_GOAL_: Without the pictures, extract every line from the start of the material to the line containing "handles.append(h)", both ends included.

_RECORDED INFORMATION_:

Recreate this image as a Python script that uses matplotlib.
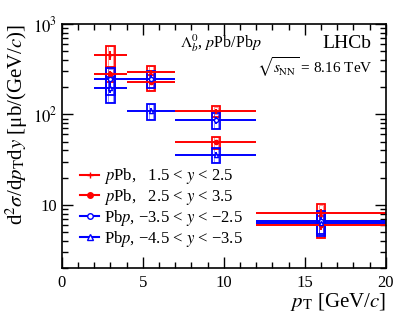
import matplotlib
matplotlib.use("Agg")
import matplotlib.pyplot as plt
from matplotlib.patches import Rectangle
from matplotlib.ticker import MultipleLocator, LogLocator, FixedLocator, NullFormatter

plt.rcParams['font.family'] = ['Liberation Serif', 'DejaVu Serif']
plt.rcParams['mathtext.fontset'] = 'stix'

# Data
bin_lo = [2, 4, 7, 12]
bin_hi = [4, 7, 12, 20]
pt_pos = [3.0, 5.5, 9.5, 16.0]

ppb_y1 = [452, 294, 108, 8.2]      # pPb 1.5<y<2.5
ppb_y2 = [284, 229, 49, 5.9]       # pPb 2.5<y<3.5
pbp_y1 = [245, 249, 86, 6.6]       # Pbp -3.5<y<-2.5
pbp_y2 = [198, 109, 36, 6.3]       # Pbp -4.5<y<-3.5

ppb_sys1 = [125, 50, 15, 2.0]
ppb_sys2 = [55, 45, 8, 1.6]
pbp_sys1 = [80, 55, 17, 1.9]
pbp_sys2 = [65, 22, 7, 1.8]

labels = [r'$p$Pb,   1.5 < $y$ < 2.5',
          r'$p$Pb,   2.5 < $y$ < 3.5',
          r'Pb$p$, −3.5 < $y$ < −2.5',
          r'Pb$p$, −4.5 < $y$ < −3.5']

fig = plt.figure(figsize=(4.07, 3.22), dpi=100)
ax = fig.add_axes([0.152, 0.168, 0.796, 0.757])

series = [
    (ppb_y1, ppb_sys1, 'red', '+', 'red'),
    (ppb_y2, ppb_sys2, 'red', 'o', 'red'),
    (pbp_y1, pbp_sys1, 'blue', 'o', 'white'),
    (pbp_y2, pbp_sys2, 'blue', '^', 'white'),
]

handles = []
for (vals, sys, col, mk, mfc), lab in zip(series, labels):
    xerr_lo = [p - lo for p, lo in zip(pt_pos, bin_lo)]
    xerr_hi = [hi - p for p, hi in zip(pt_pos, bin_hi)]
    stat = [s * 0.4 for s in sys]
    ax.errorbar(pt_pos, vals, xerr=[xerr_lo, xerr_hi], yerr=stat,
                fmt=mk, color=col, mfc=mfc, mec=col, ms=3, lw=1.5,
                elinewidth=1.4, capsize=0)
    for p, v, s in zip(pt_pos, vals, sys):
        ax.add_patch(Rectangle((p - 0.25, v - s), 0.5, 2 * s, fill=False,
                               edgecolor=col, lw=1.3))
        ax.add_patch(Rectangle((p - 0.13, v - s * 0.93), 0.26, 2 * s * 0.93, fill=False,
                               edgecolor=col, lw=0.6, alpha=0.5))
    h, = ax.plot([], [], marker=mk, color=col, mfc=mfc, mec=col, ms=4, lw=1.5, label=lab)
    handles.append(h)

ax.set_yscale('log')
ax.set_xlim(0, 20)
ax.set_ylim(2, 1000)
ax.xaxis.set_major_locator(MultipleLocator(5))
ax.xaxis.set_minor_locator(MultipleLocator(1))
ax.yaxis.set_major_locator(FixedLocator([10, 100, 1000]))
ax.set_yticklabels(['10', r'$10^2$', r'$10^3$'])
ax.yaxis.set_minor_locator(LogLocator(base=10, subs=range(2, 10)))
ax.yaxis.set_minor_formatter(NullFormatter())
ax.tick_params(which='both', direction='in', top=True, right=True, labelsize=12)
ax.tick_params(which='major', length=8, width=1)
ax.tick_params(which='minor', length=4, width=1)
ax.tick_params(axis='x', pad=5)
for sp in ax.spines.values():
    sp.set_linewidth(1.2)

ax.set_xlabel(r'$p_{\mathrm{T}}$ [GeV/$c$]', fontsize=15, loc='right', labelpad=0)
ax.set_ylabel(r'd$^2\sigma$/d$p_{\mathrm{T}}$d$y$ [μb/(GeV/$c$)]', fontsize=15,
              loc='top', labelpad=2)

ax.text(0.955, 0.922, 'LHCb', transform=ax.transAxes, ha='right', va='center', fontsize=14)
ax.text(0.96, 0.822, r'$\sqrt{s_{\mathrm{NN}}}$ = 8.16 TeV', transform=ax.transAxes,
        ha='right', va='center', fontsize=11)
ax.text(0.49, 0.922, r'$\Lambda_b^0$, $p$Pb/Pb$p$', transform=ax.transAxes,
        ha='center', va='center', fontsize=11.5)

leg = ax.legend(handles=handles, loc='lower left', bbox_to_anchor=(0.02, 0.03), frameon=False,
                fontsize=12, handlelength=1.15, handletextpad=0.3,
                labelspacing=0.05, borderaxespad=0.3)

fig.savefig('out.png', dpi=100)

_ANSWER TO THIS TASK_:
Recreate this image as a Python script that uses matplotlib.
import matplotlib
matplotlib.use("Agg")
import matplotlib.pyplot as plt
from matplotlib.patches import Rectangle
from matplotlib.ticker import MultipleLocator, LogLocator, FixedLocator, NullFormatter

plt.rcParams['font.family'] = ['Liberation Serif', 'DejaVu Serif']
plt.rcParams['mathtext.fontset'] = 'stix'

# Data
bin_lo = [2, 4, 7, 12]
bin_hi = [4, 7, 12, 20]
pt_pos = [3.0, 5.5, 9.5, 16.0]

ppb_y1 = [452, 294, 108, 8.2]      # pPb 1.5<y<2.5
ppb_y2 = [284, 229, 49, 5.9]       # pPb 2.5<y<3.5
pbp_y1 = [245, 249, 86, 6.6]       # Pbp -3.5<y<-2.5
pbp_y2 = [198, 109, 36, 6.3]       # Pbp -4.5<y<-3.5

ppb_sys1 = [125, 50, 15, 2.0]
ppb_sys2 = [55, 45, 8, 1.6]
pbp_sys1 = [80, 55, 17, 1.9]
pbp_sys2 = [65, 22, 7, 1.8]

labels = [r'$p$Pb,   1.5 < $y$ < 2.5',
          r'$p$Pb,   2.5 < $y$ < 3.5',
          r'Pb$p$, −3.5 < $y$ < −2.5',
          r'Pb$p$, −4.5 < $y$ < −3.5']

fig = plt.figure(figsize=(4.07, 3.22), dpi=100)
ax = fig.add_axes([0.152, 0.168, 0.796, 0.757])

series = [
    (ppb_y1, ppb_sys1, 'red', '+', 'red'),
    (ppb_y2, ppb_sys2, 'red', 'o', 'red'),
    (pbp_y1, pbp_sys1, 'blue', 'o', 'white'),
    (pbp_y2, pbp_sys2, 'blue', '^', 'white'),
]

handles = []
for (vals, sys, col, mk, mfc), lab in zip(series, labels):
    xerr_lo = [p - lo for p, lo in zip(pt_pos, bin_lo)]
    xerr_hi = [hi - p for p, hi in zip(pt_pos, bin_hi)]
    stat = [s * 0.4 for s in sys]
    ax.errorbar(pt_pos, vals, xerr=[xerr_lo, xerr_hi], yerr=stat,
                fmt=mk, color=col, mfc=mfc, mec=col, ms=3, lw=1.5,
                elinewidth=1.4, capsize=0)
    for p, v, s in zip(pt_pos, vals, sys):
        ax.add_patch(Rectangle((p - 0.25, v - s), 0.5, 2 * s, fill=False,
                               edgecolor=col, lw=1.3))
        ax.add_patch(Rectangle((p - 0.13, v - s * 0.93), 0.26, 2 * s * 0.93, fill=False,
                               edgecolor=col, lw=0.6, alpha=0.5))
    h, = ax.plot([], [], marker=mk, color=col, mfc=mfc, mec=col, ms=4, lw=1.5, label=lab)
    handles.append(h)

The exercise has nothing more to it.